Forbes magazine has named the Baltimore-Towson region fourth in its list of “America’s New Tech Hot Spots.” Washington, D.C., is listed number one.
The list compiled by Forbes was created with the help of the Praxis Strategy Group, which looked at growth in STEM employment in “the 51 largest U.S. metropolitan statistical areas” from 2001 to 2012. Since 2001, STEM employment in the Baltimore-Towson area has increased by 17.9 percent.
Here’s the thing: without the raw data (you know, numbers), it’s a bit difficult to place that percentage in any sort of meaningful context.
What we do know is the Baltimore region continues to pop up on lists citing it as a The Next Best Thing in tech.

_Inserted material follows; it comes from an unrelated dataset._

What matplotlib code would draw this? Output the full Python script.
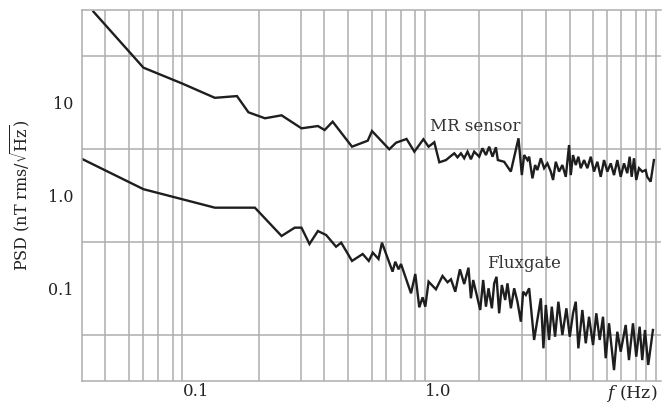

In May, Praxis issued a similar report placing Baltimore at number five on a list of “Best Metropolitan Areas for Technology Jobs.” Simply Hired‘s report in July placed the Baltimore-Towson region as the best place to look for tech jobs in the U.S.
This makes sense for a tech scene that, while underdeveloped, is slowly aligning the necessary bigger pieces (early-stage capital, a technologically-savvy workforce, government agencies like TEDCO emphasizing and financially supporting technological innovation).
And there are certainly plenty of things for which this city’s tech community can be proud, as Technically Baltimore wrote just before the new year.
But more important is providing people sufficient reasons to remain in Baltimore. It’s not enough to be bullish for the sake of, as Dave Troy points out in his digital roadmap for the city.